Hinter der Ludwigskirche, am Wilhelminen-Buckel, steigen wir ab. Ordnung muss sein. Die Fußgängerzone bergab zu rasen ist schließlich verboten. Partsch beobachtet zwei Frauen, die auf Fahrrädern anrollen. Eine steigt ab und schiebt - "vorbildlich!" Die andere steigt ebenfalls ab - und steigt aufs Pedal, um sich schwungvoll den Hügel runter rollen zu lassen. Partsch lächelt etwas schief. Auch, wenn sich nicht alle Radler an die Gebote halten: Das Miteinander zwischen Fußgängern und Radlern in der City, "es funktioniert", irgendwie.
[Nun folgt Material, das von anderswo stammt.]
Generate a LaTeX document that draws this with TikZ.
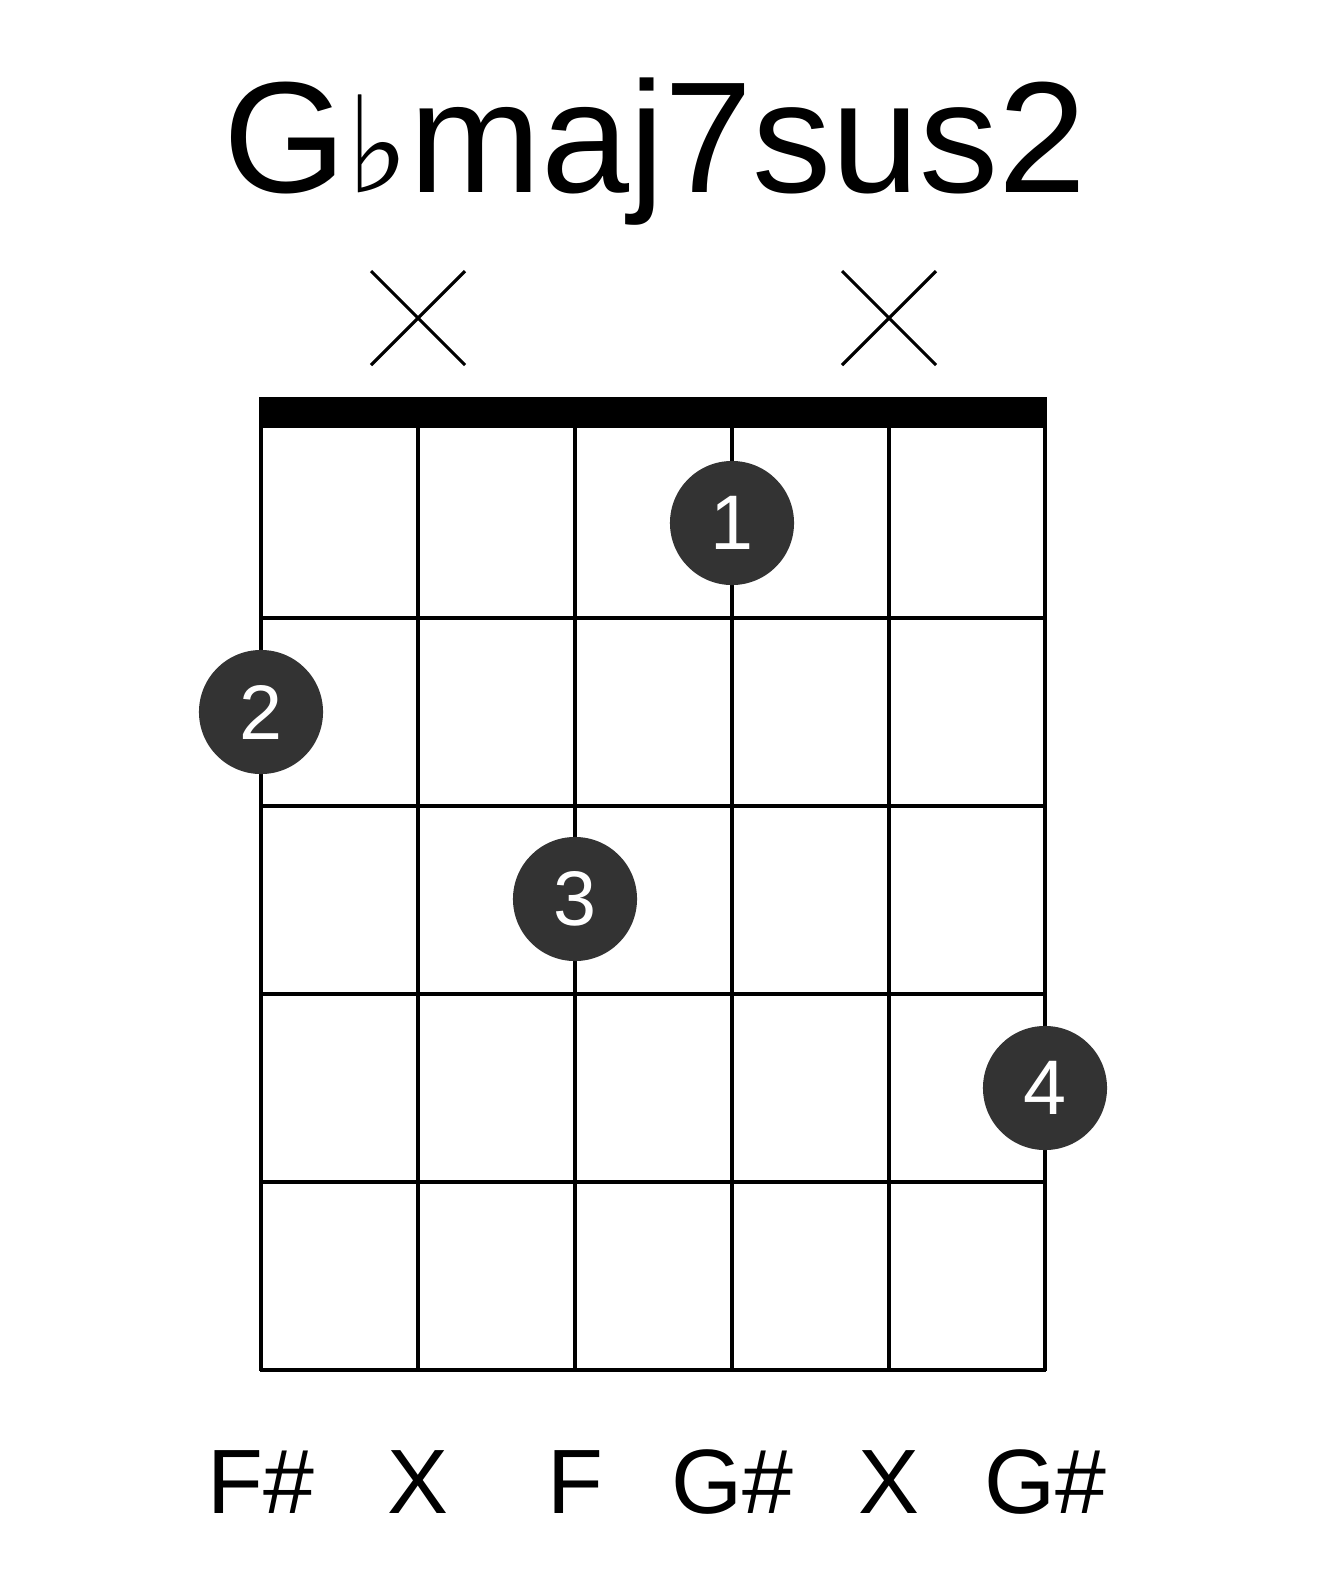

Über die Bleichstraße und den Willy-Brandt-Platz wieseln wir uns durch zur Frankfurter Straße. Unter den Reifen knirscht es, der OB hoppelt über geborstenen Asphalt, zwischen geparkten Autos und Straßenbahnschienen. "Eine Katastrophe", sagt er, "da besteht schon dringender Handlungsbedarf." Richtung Innenstadt soll hier bald ein Radweg angelegt werden. "Wenn ich bei Merck oder Entega bin und zurück zum Rathaus fahre, dann nehme ich diesen Weg." Dass er besser werden muss, sagen viele. Doch auch das ambitionierte "Davina"-Projekt für die Frankfurter- und Bismarckstraße, schwer befahrene Hauptachsen des Stadtverkehrs, stößt auf Kritik von Anwohnern. Partsch ahnt: Das kann sich ziehen, bis er hier geschmeidig rollt wie am daheim am Woog.
Letzter Stopp: Bismarckstraße, Ecke Grafenstraße. Ein weiß gestrichenes "Ghost Bike" erinnert an die Tragödie vom letzten November. Da kam Theatermacher Hanno Hener ums Leben. Umgefahren von einem Lastwagen, der ihn nicht sehen konnte, sagt der Staatsanwalt. Partsch kannte Hener persönlich. "Es ist immer die schwierigste Stelle, wenn du geradeaus fahren willst und ein Autofahrer oder Lkw gleichzeitig abbiegt." Absolute Sicherheit, sagt er, bietet auch der beste Schutzstreifen nicht.
Eins noch: Warum fährt der Erste Radfahrer stets unbehelmt, selbst durch gefährliche Furten? Angst um die Frisur? Er verneint; "ich bin noch nie mit Helm gefahren." Obwohl ihm Bürger schon mal einen geschenkt haben. Er überlegt lange, dann sagt er: "Vielleicht gewöhne ich's mir irgendwann mal an." Seine Amtszeit währt ja noch ein Weilchen.